A humanidade é um absurdo desde a essência e a gente só aumenta o grau de absurdo. Tudo o que a gente faz é absurdo. As coisas mais mundanas do seu dia a dia são de uma bizarrice tão completa que se alguém começar a te explicar você manda a pessoa calar a boca, porque não dá pra lidar com nosso grau de insanidade. Se eu te disser pra sentar em cima de um galão de combustível e acender o bagulho, você vai me mandar à merda, mas é o que você faz praticamente todos os dias ao girar a chave do seu carro. Ó o nome do negócio: IGNIÇÃO. ÍGNEO tem a ver com o fogo, e IGNIÇÃO é o ato de atear fogo em alguma coisa. É o que você faz ao sentar no banco do seu carro e girar a chavinha no buraco (ou, hoje em dia, apenas apertar o botão, dependendo do modelo do veículo): você está gerando uma faísca que vai acender a gasolina que está embaixo de você. Não MUITO embaixo: LOGO embaixo. E aí você acende sessenta litros de gasolina e sai pra passear.
Olha o que você tá fazendo agora. AGORA. Você tá olhando pra uma tela e lendo um texto. Que porra é um texto, sabe? Um conjunto aleatório de caracteres e você atribui a eles um significado e de repente as idiotices que eu penso estão aí, na sua frente. Essa merda poderia estar em cirílico ou kanji - existe mais de um tipo de alfabeto, tal é a aleatoriedade desse negócio, nem nisso a gente consegue entrar em consenso - mas isso não muda a natureza da coisa. Você tá na frente de um computador ou um celular e, por meio de ondas eletromagnéticas (QUE MERDA É ESSA?) um monte de zeros e uns saiu do meu computador ou celular e chegou até você.
Você mora num prédio, que é um monte de casas, uma em cima da outra, empilhadas do chão até a altura que o engenheiro ou a construtora julgou conveniente. Não deve ser o maior prédio do mundo, claro, mas é bom lembrar que isso existe: existe O MAIOR PRÉDIO DO MUNDO, e de tempos em tempos outro macaco olha e pensa "Nah, eu consigo fazer um maior do que esse". E ELE FAZ! Cinquenta metros, duzentos metros, trezentos metros... a gente não cansa. A GENTE NÃO PARA! O prédio mais alto do mundo tem 828 metros e a gente não vai descansar enquanto não chegar a 1km. A GENTE NÃO VAI DESCANSAR NEM DEPOIS!

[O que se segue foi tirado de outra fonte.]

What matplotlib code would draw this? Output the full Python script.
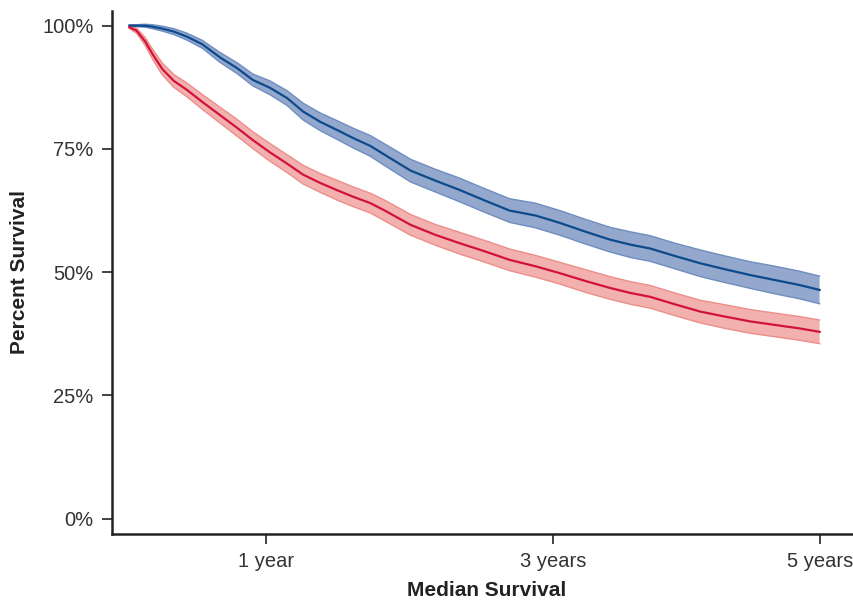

Tudo é um foda-se enorme. A gente vive na força do foda-se. A gente olha pra natureza e pensa "Foda-se esse rio, eu quero que a luz da minha casa acenda sem eu precisar de fogo". Aí a gente represa o rio. A gente olha pra um morro e pensa "Foda-se essa merda, eu quero que minha estrada passe por aqui". Aí a gente planifica o morro ou parte o morro no meio. A gente olha pra uma floresta e pensa "Foda-se esse matagal, eu quero essa merda cheia de SOJA ou VACA". E a gente corta todo o mato que existia ali sozinho e planta o nosso próprio mato. A gente não tá nem aí, meu amigo, tem quem tente domesticar tigre. A gente olhou pro céu e pensou "FODA-SE se eu não tenho asas, é pra lá que eu vou" e a gente olhou pra lua e pensou "FODA-SE A DISTÂNCIA DESSA MERDA! Se eu causar uma explosão forte o suficiente, eu chego até lá".
E agora a gente considera como ir até MARTE.
É um foda-se atrás do outro.
É dessa espécie que você faz parte, entendeu?
Pensa nisso quando alguém fizer algo muito absurdo e você pensar "Mas caralho, como é que pode ser verdade uma porra dessas?".
Pensa que a gente come baiacu.
A gente come baiacu e isso explica tudo.